Cyan4973 / FiniteStateEntropy

New generation entropy codecs : Finite State Entropy and Huff0
BSD 2-Clause "Simplified" License
1.34k stars 144 forks source link

Architecture specific optimizations #83

Open codekatana opened 7 years ago

codekatana commented 7 years ago

Hello, I would like to know if it is possible to have ARM's SIMD (neon) routines to be added in huff0 and/or FSE encode/decode parts? That way, I can make them run a bit faster on raspberry pi.

MarcusJohnson91 commented 7 years ago

Why not just compile it with clang and tell it to vectorize the loops?

codekatana commented 7 years ago

Indeed that's a nice way to do it however, wouldn't it be nicer if just like BLAS (openBLAS) we had some hand-coded assembly?

Cyan4973 commented 7 years ago

It's a non trivial amount of work, with no guarantee of success. I'm certainly opened to a patch if someone wants to try it.
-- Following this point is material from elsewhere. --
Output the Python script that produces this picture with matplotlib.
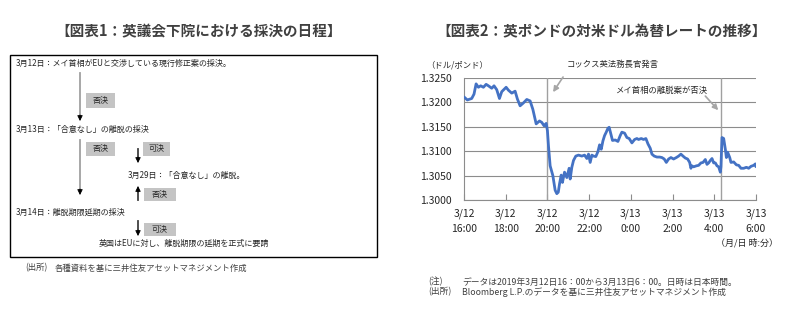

codekatana commented 7 years ago

I agree, Yan. I was going through huff_ and fse files so as to understand the code and find out possible areas. I was also going through your blog so as to understand zstd and find a suitable area which can be accelerated using SIMD on arm. I would very much appreciate any pointers regarding that.

MarcusJohnson91 commented 7 years ago

@codekatana No, If it was my repo, I'd want to keep the code base as clean as possible.

codekatana commented 7 years ago

@bumblebritches57 - Yes, I can understand. Assembly can tend to be hard to read/maintain but in some situations, they provide good results. That's why BLAS libraries do their calculations in assembly and not in high level language.